High Court Patna High Court

Suryanarayanh And Anr. vs Sitaramayah on 19 November, 1937

Patna High Court
Suryanarayanh And Anr. vs Sitaramayah on 19 November, 1937
Equivalent citations: 174 Ind Cas 642
Author: F Ali
Bench: F Ali


JUDGMENT

Fazl Ali, J.

1. This appeal arises out of an action for defamation which was decreed by the Court of first instance but dismissed on appeal. The case of the plaintiffs is that they were defamed by the defendant on two separate occasions, first, by a letter written by him on July 28, 1913, to one Appal Narasaiya at Kharagpur, and secondly, by his making the alleged defamatory statement to the general public at Jamshedpur.

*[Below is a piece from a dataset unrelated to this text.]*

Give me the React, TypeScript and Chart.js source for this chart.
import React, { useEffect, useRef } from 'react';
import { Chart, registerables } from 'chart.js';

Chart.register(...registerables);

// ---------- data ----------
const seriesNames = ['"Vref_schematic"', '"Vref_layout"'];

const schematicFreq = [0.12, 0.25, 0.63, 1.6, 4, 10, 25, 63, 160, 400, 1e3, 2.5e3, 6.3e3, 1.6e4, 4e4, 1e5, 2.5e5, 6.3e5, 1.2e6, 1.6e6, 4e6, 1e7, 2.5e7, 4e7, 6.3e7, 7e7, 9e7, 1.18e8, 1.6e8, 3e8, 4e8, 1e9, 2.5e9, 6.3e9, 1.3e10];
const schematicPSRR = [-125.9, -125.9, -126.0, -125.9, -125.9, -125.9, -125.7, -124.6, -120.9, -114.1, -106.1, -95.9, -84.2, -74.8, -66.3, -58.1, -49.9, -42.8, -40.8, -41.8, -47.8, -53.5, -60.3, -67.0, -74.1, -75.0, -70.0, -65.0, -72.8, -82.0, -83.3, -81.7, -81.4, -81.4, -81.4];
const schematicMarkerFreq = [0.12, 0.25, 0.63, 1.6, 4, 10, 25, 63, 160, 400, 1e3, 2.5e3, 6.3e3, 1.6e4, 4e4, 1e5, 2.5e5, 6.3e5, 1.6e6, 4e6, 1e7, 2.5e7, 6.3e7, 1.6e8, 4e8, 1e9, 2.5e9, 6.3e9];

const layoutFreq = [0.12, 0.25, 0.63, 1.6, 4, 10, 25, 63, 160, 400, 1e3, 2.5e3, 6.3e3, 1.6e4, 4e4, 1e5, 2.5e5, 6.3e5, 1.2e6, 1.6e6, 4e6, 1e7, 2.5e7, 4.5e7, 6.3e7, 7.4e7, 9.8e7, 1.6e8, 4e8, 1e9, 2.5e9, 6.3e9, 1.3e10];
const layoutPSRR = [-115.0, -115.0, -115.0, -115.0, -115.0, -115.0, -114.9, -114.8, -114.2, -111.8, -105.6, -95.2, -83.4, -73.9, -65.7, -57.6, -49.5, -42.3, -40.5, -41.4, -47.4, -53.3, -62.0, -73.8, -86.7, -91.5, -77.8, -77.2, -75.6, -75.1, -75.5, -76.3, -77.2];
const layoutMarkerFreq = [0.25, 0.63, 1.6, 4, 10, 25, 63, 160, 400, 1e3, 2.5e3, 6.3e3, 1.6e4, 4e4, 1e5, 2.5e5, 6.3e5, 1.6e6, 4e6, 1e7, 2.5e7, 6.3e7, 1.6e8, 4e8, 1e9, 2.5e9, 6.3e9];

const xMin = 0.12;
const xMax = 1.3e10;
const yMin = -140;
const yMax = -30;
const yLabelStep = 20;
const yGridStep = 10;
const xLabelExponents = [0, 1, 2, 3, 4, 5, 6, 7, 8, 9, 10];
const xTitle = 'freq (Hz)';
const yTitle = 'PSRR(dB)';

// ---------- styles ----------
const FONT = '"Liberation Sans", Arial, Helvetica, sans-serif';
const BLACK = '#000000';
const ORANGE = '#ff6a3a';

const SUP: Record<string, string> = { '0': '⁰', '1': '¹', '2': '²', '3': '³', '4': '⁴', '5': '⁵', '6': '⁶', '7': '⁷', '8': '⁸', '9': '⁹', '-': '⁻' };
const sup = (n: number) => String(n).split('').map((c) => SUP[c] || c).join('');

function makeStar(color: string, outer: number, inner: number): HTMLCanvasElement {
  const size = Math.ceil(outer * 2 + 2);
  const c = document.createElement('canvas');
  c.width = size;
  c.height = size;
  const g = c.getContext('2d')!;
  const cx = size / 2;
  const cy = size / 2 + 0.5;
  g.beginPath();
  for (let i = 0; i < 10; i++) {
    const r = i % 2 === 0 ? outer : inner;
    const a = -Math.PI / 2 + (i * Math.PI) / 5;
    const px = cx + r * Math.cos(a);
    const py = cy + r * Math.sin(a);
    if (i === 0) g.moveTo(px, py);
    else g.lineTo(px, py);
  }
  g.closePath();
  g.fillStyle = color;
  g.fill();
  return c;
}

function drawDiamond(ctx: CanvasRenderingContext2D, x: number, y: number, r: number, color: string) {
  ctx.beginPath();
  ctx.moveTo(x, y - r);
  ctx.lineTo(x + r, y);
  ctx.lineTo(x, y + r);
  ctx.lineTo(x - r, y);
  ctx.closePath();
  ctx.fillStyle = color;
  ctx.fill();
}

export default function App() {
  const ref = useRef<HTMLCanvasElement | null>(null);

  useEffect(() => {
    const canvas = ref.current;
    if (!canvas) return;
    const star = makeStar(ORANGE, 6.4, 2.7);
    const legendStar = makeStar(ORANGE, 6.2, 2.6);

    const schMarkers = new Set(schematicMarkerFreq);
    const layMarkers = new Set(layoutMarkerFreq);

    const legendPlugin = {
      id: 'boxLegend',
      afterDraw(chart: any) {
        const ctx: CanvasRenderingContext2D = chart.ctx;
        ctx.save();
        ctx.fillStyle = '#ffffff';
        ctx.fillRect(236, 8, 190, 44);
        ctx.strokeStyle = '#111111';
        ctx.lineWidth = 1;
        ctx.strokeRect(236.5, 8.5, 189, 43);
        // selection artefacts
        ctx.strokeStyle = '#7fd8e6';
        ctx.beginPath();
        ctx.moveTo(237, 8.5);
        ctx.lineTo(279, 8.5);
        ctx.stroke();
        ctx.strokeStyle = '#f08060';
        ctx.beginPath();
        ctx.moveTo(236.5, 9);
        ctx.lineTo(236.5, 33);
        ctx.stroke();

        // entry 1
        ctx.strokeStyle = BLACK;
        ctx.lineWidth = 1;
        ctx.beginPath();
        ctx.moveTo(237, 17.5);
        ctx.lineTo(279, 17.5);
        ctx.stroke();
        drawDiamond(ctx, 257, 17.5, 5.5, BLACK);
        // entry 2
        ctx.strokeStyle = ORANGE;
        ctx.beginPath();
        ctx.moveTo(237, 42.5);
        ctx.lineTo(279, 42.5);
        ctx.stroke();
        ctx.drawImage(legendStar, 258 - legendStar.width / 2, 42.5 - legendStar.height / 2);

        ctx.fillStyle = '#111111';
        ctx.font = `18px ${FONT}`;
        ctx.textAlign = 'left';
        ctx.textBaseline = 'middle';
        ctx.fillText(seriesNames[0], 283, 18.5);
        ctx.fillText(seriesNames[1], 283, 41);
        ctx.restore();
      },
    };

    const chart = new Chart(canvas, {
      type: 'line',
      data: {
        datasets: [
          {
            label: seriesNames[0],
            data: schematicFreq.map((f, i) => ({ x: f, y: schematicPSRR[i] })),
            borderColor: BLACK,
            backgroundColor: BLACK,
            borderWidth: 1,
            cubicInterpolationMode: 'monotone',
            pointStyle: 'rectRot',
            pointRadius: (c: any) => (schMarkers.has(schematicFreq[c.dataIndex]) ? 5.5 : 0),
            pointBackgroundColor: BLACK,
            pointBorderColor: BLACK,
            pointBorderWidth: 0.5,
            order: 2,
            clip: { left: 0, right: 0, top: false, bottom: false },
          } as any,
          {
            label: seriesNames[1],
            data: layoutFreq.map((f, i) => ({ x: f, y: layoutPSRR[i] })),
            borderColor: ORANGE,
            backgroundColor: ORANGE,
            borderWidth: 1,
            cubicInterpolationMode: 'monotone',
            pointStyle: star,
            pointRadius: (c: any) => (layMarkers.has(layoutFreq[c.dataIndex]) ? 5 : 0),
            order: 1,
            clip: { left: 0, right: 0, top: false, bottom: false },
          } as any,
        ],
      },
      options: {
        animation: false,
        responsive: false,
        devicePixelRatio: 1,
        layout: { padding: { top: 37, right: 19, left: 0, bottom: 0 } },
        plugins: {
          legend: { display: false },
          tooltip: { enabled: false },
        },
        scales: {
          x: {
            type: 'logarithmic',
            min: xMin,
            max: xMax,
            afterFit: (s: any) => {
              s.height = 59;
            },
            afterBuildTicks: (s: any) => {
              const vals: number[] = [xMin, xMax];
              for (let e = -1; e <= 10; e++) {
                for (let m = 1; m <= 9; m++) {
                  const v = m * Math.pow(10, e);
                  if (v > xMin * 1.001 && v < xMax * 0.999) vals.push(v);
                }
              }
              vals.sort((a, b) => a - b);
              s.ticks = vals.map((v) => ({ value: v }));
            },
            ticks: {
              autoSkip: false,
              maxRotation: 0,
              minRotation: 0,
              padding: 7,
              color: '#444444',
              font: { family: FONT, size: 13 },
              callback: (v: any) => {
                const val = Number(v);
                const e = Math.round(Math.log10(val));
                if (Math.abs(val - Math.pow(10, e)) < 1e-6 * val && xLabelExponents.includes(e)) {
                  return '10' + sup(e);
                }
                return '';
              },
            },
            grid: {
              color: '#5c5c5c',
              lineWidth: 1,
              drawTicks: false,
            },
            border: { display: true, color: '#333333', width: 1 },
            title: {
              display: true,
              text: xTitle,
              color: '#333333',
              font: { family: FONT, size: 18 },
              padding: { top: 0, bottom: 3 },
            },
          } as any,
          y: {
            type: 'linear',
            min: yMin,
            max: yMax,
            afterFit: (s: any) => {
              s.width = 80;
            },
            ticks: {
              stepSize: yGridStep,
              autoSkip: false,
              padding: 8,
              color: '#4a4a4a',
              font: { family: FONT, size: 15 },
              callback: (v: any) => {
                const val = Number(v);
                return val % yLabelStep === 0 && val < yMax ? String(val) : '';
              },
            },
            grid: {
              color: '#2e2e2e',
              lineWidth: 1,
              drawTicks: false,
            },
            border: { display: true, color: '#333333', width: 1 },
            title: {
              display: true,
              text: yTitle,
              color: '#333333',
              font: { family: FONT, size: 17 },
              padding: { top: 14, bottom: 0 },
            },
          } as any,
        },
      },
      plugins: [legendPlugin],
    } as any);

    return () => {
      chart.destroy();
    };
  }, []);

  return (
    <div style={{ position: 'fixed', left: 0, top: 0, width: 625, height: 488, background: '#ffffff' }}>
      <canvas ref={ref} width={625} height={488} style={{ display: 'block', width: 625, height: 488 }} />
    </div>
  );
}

The lower Appellate Court has disbelieved the evidence adduced by the plaintiffs with regard to the latter part of their case and the finding of that Court on that point has not been challenged in appeal. The only question is how far the finding of the Court below can be held to be conclusive on the first part of the case. The letter which was written by the defendant to Appal Narasaiya runs as follows:

When this state of things was going on daughter of Padma Raju of C. Town in the daytime was in illicit intrigue with toddywalla and at that time the neighbours and other people collected round the house. Mother of toddywalla and others made hulla…. After hearing of this occurrence I kept quiet. From that date they did not come to my house nor I went to theirs.

2. It is not disputed that this letter was written by the defendant nor is it denied that the daughter of Padma Raju referred to in the letter is plaintiff No. 2, the wife of plaintiff No. 1. It must also be stated that the defendant has totally failed to establish the truth of the allegations that plaintiff No. 2 was in illicit intrigue with a toddywala. In ordinary circumstances therefore, the statements made in the letter would have been held to be defamatory and if no explanation were given of the circumstances under which the letter was written, the law would, from its contents, imply it to have been published with a malicious motive against the plaintiff, But the view taken by the learned Judge in the Court below is that having regard to the circumstances of the case and especially the fact that plaintiff No. 1 is a relation of the defendant and Appal Narasaiya is the son of the defendant’s own younger, brother, the statement in question was made by the defendant in good faith and must be held to be privileged. The learned Judge sums up his conclusions in these words:

I am of opinion, therefore, that as regards the letter sent to Kharagpur on July 28, 1933, there was no intention by the defendants to lower the plaintiff in the ,estimation of his caste people and the public in general. He was simply informing a very near relation of his of the conduct of another relation and this kind of communication is naturally a privileged one as it is normally given in confidence even if it is not expressly stated so in the letter itself.

3. Now it is well-settled that a communication made bona fide upon any subject-matter in which the party communicating has an interest, or in reference to which he has, or honestly believes he has a duty, is privileged, if made to a person having a corresponding interest or duty, although it contains criminatory matter which without this privilege, would be slanderous and actionable: see Whitely v. Adams (1863) 15 C.B.(N.S.) 392 : 33 L.J.C.P. 89 : 10 Jur.(N.S.) 470 : 9 L.T. 483 : 12 W.R. 153 : 137 R.R. 572; Harrison v. Bush (1855) 5 E & B 344 : 25 L.J.Q.B. 25 : 1 Jur.(N.S.) 846 : 3 W.R. 474, at p. 348 Page of (1855) 5 E. & B.[Ed.]; Stuart v. Bell (1891) 2 Q.B. 341 : 60 L.J.Q.B. 577 : 64 L.T. 633 : 39 W.R. 612, at p. 354 Pages of (1891) 2 Q.B.[Ed.] and Hunt v. Great Northern Railway Co. (1891) 2 Q.B. 189 : 60 L.J.Q.B. 498 : 55 J.P. 648, at p. 191 Pages of (1891) 2 Q.B.[Ed.]. The learned Judge in the Court below was apparently of the view that the present case was governed by this principle and considering that the parties admittedly appear to be closely related to each other and that he has found that the defendant acted in good faith, I am unable to hold that the view taken by him is wrong in law. In these circumstances this appeal must be dismissed.

4. I should, however, like to observe that the character of plaintiff No. 2 has been fully vindicated by the finding of the trial Court which has not been reversed in appeal, that the defendant has failed to establish the truth of the statements made in the letter with regard to the character of plaintiff No. 2, and the learned Advocate for the respondent has also expressed his regret for having made these statements. He also does not, very properly press for his costs either in this Court or in the Courts below. In these circumstances, while dismissing the plaintiff’s suit, I direct that either party will bear their respective costs throughout.